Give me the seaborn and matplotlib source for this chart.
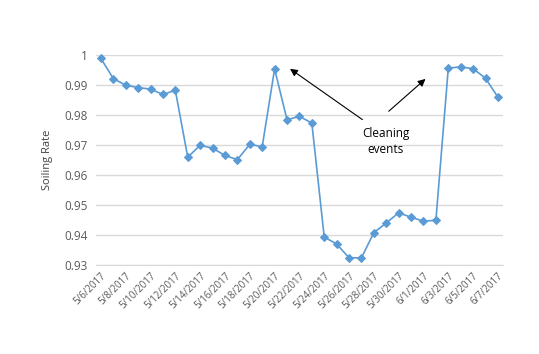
import matplotlib
matplotlib.use("Agg")
import matplotlib.pyplot as plt
import seaborn as sns
import pandas as pd
import numpy as np

dates = ["5/6/2017", "5/7/2017", "5/8/2017", "5/9/2017", "5/10/2017", "5/11/2017",
         "5/12/2017", "5/13/2017", "5/14/2017", "5/15/2017", "5/16/2017", "5/17/2017",
         "5/18/2017", "5/19/2017", "5/20/2017", "5/21/2017", "5/22/2017", "5/23/2017",
         "5/24/2017", "5/25/2017", "5/26/2017", "5/27/2017", "5/28/2017", "5/29/2017",
         "5/30/2017", "5/31/2017", "6/1/2017", "6/2/2017", "6/3/2017", "6/4/2017",
         "6/5/2017", "6/6/2017", "6/7/2017"]
soiling = [0.9988, 0.9921, 0.9899, 0.9891, 0.9886, 0.9868, 0.9882, 0.9659, 0.9699,
           0.9689, 0.9665, 0.9651, 0.9702, 0.9694, 0.9953, 0.9784, 0.9795, 0.9773,
           0.9393, 0.9370, 0.9324, 0.9324, 0.9408, 0.9440, 0.9474, 0.9459, 0.9446,
           0.9449, 0.9956, 0.9960, 0.9954, 0.9922, 0.9859]
y_ticks = [0.93, 0.94, 0.95, 0.96, 0.97, 0.98, 0.99, 1.0]
y_tick_labels = ["0.93", "0.94", "0.95", "0.96", "0.97", "0.98", "0.99", "1"]

df = pd.DataFrame({"idx": np.arange(len(dates)), "date": dates, "rate": soiling})

sns.set_style("white")
plt.rcParams["font.family"] = ["Open Sans", "DejaVu Sans"]

fig = plt.figure(figsize=(5.39, 3.54), dpi=100)
ax = fig.add_axes([0.178, 0.2514, 0.755, 0.5936])

sns.lineplot(data=df, x="idx", y="rate", ax=ax, color="#5B9BD5", linewidth=1.2,
             marker="D", markersize=4.2, markeredgecolor="#5B9BD5", clip_on=False)

ax.set_ylim(0.93, 1.0)
ax.set_xlim(-0.4, len(dates) - 1 + 0.4)
ax.set_yticks(y_ticks)
ax.set_yticklabels(y_tick_labels)
ax.yaxis.grid(True, color="#D9D9D9", linewidth=1)
ax.set_axisbelow(True)
xt = df["idx"].values[::2]
ax.set_xticks(xt)
ax.set_xticklabels(df["date"].values[::2], rotation=45, ha="right", rotation_mode="anchor")
ax.tick_params(axis="both", length=0, colors="#595959")
ax.tick_params(axis="y", labelsize=8.5, pad=6)
ax.tick_params(axis="x", labelsize=7, pad=4)
for s in ["top", "right", "left"]:
    ax.spines[s].set_visible(False)
ax.spines["bottom"].set_color("#D9D9D9")
ax.set_xlabel("")
ax.set_ylabel("Soiling Rate", fontsize=8, color="#404040", labelpad=8)

ax.text(22.95, 0.9712, "Cleaning\nevents", ha="center", va="center", fontsize=8.5,
        color="#000000", linespacing=1.25)
ax.annotate("", xy=(15.06, 0.9959), xytext=(21.26, 0.9779),
            arrowprops=dict(arrowstyle="-|>", color="#000000", lw=0.8, mutation_scale=11))
ax.annotate("", xy=(26.33, 0.9926), xytext=(23.03, 0.9806),
            arrowprops=dict(arrowstyle="-|>", color="#000000", lw=0.8, mutation_scale=11))

fig.savefig("out.png", dpi=100, facecolor="white")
——————
| Brief |
Reproduce the data above in full, exactly as it is, with the pictures left out.

| Answer to this exercise |
Give me the seaborn and matplotlib source for this chart.
import matplotlib
matplotlib.use("Agg")
import matplotlib.pyplot as plt
import seaborn as sns
import pandas as pd
import numpy as np

dates = ["5/6/2017", "5/7/2017", "5/8/2017", "5/9/2017", "5/10/2017", "5/11/2017",
         "5/12/2017", "5/13/2017", "5/14/2017", "5/15/2017", "5/16/2017", "5/17/2017",
         "5/18/2017", "5/19/2017", "5/20/2017", "5/21/2017", "5/22/2017", "5/23/2017",
         "5/24/2017", "5/25/2017", "5/26/2017", "5/27/2017", "5/28/2017", "5/29/2017",
         "5/30/2017", "5/31/2017", "6/1/2017", "6/2/2017", "6/3/2017", "6/4/2017",
         "6/5/2017", "6/6/2017", "6/7/2017"]
soiling = [0.9988, 0.9921, 0.9899, 0.9891, 0.9886, 0.9868, 0.9882, 0.9659, 0.9699,
           0.9689, 0.9665, 0.9651, 0.9702, 0.9694, 0.9953, 0.9784, 0.9795, 0.9773,
           0.9393, 0.9370, 0.9324, 0.9324, 0.9408, 0.9440, 0.9474, 0.9459, 0.9446,
           0.9449, 0.9956, 0.9960, 0.9954, 0.9922, 0.9859]
y_ticks = [0.93, 0.94, 0.95, 0.96, 0.97, 0.98, 0.99, 1.0]
y_tick_labels = ["0.93", "0.94", "0.95", "0.96", "0.97", "0.98", "0.99", "1"]

df = pd.DataFrame({"idx": np.arange(len(dates)), "date": dates, "rate": soiling})

sns.set_style("white")
plt.rcParams["font.family"] = ["Open Sans", "DejaVu Sans"]

fig = plt.figure(figsize=(5.39, 3.54), dpi=100)
ax = fig.add_axes([0.178, 0.2514, 0.755, 0.5936])

sns.lineplot(data=df, x="idx", y="rate", ax=ax, color="#5B9BD5", linewidth=1.2,
             marker="D", markersize=4.2, markeredgecolor="#5B9BD5", clip_on=False)

ax.set_ylim(0.93, 1.0)
ax.set_xlim(-0.4, len(dates) - 1 + 0.4)
ax.set_yticks(y_ticks)
ax.set_yticklabels(y_tick_labels)
ax.yaxis.grid(True, color="#D9D9D9", linewidth=1)
ax.set_axisbelow(True)
xt = df["idx"].values[::2]
ax.set_xticks(xt)
ax.set_xticklabels(df["date"].values[::2], rotation=45, ha="right", rotation_mode="anchor")
ax.tick_params(axis="both", length=0, colors="#595959")
ax.tick_params(axis="y", labelsize=8.5, pad=6)
ax.tick_params(axis="x", labelsize=7, pad=4)
for s in ["top", "right", "left"]:
    ax.spines[s].set_visible(False)
ax.spines["bottom"].set_color("#D9D9D9")
ax.set_xlabel("")
ax.set_ylabel("Soiling Rate", fontsize=8, color="#404040", labelpad=8)

ax.text(22.95, 0.9712, "Cleaning\nevents", ha="center", va="center", fontsize=8.5,
        color="#000000", linespacing=1.25)
ax.annotate("", xy=(15.06, 0.9959), xytext=(21.26, 0.9779),
            arrowprops=dict(arrowstyle="-|>", color="#000000", lw=0.8, mutation_scale=11))
ax.annotate("", xy=(26.33, 0.9926), xytext=(23.03, 0.9806),
            arrowprops=dict(arrowstyle="-|>", color="#000000", lw=0.8, mutation_scale=11))

fig.savefig("out.png", dpi=100, facecolor="white")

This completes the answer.